For purposes of this
subsection the term "option" shall mean and include any put,
call, straddle, or other option or privilege of buying or selling a
specified number of securities at a specified price from or to another
person, without being bound to do so, on or prior to a specified date, but
such term shall not include any option or privilege which by its terms may
terminate prior to such specified date upon the occurrence of a specified
event.
T. Such other transactions
or conditions as the board by rule, regulation, or order may define or
prescribe, conditionally or unconditionally.

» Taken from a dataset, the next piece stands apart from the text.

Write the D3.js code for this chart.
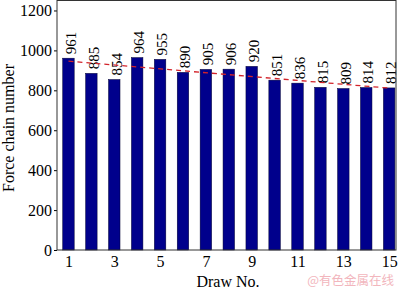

U. The issuance or transfer
of securities by the issuer of its securities to a corporation or
association, organized exclusively for religious, educational, benevolent,
fraternal, charitable, or reformatory purposes and not for pecuniary
profit, only if:
(a) the corporation or
association does not provide anything of value for the securities other
than, in the case of any security that is an option, payment of the
exercise price of the option to acquire the securities at a price not to
exceed the fair market value of the underlying securities on the date the
option was granted;
(b) the issuance or transfer
of securities is not made for the purpose of raising capital for the
issuer;
(c) no commission or other
form of consideration is paid or provided to a third party with respect to
the issuance or transfer; and
(d) the issuance or transfer
is not directly or indirectly for the purpose of providing or furthering a
scheme in violation of or to evade this Act.
V. The sale of a security
involving an individual's enrollment in any fund or plan established under
Subchapter G or H, Chapter 54, Education Code, that is arranged or
facilitated by a financial coach certified under Section 14.1021, Finance
Code, who is working for a nonprofit corporation that:
(a) is located in this
State;
(b) is exempt from
federal income tax under Section 501(a), Internal Revenue Code of 1986, by
being listed as an exempt organization in Section 501(c)(3) of that code;
and
(c) provides services to
economically disadvantaged individuals and families.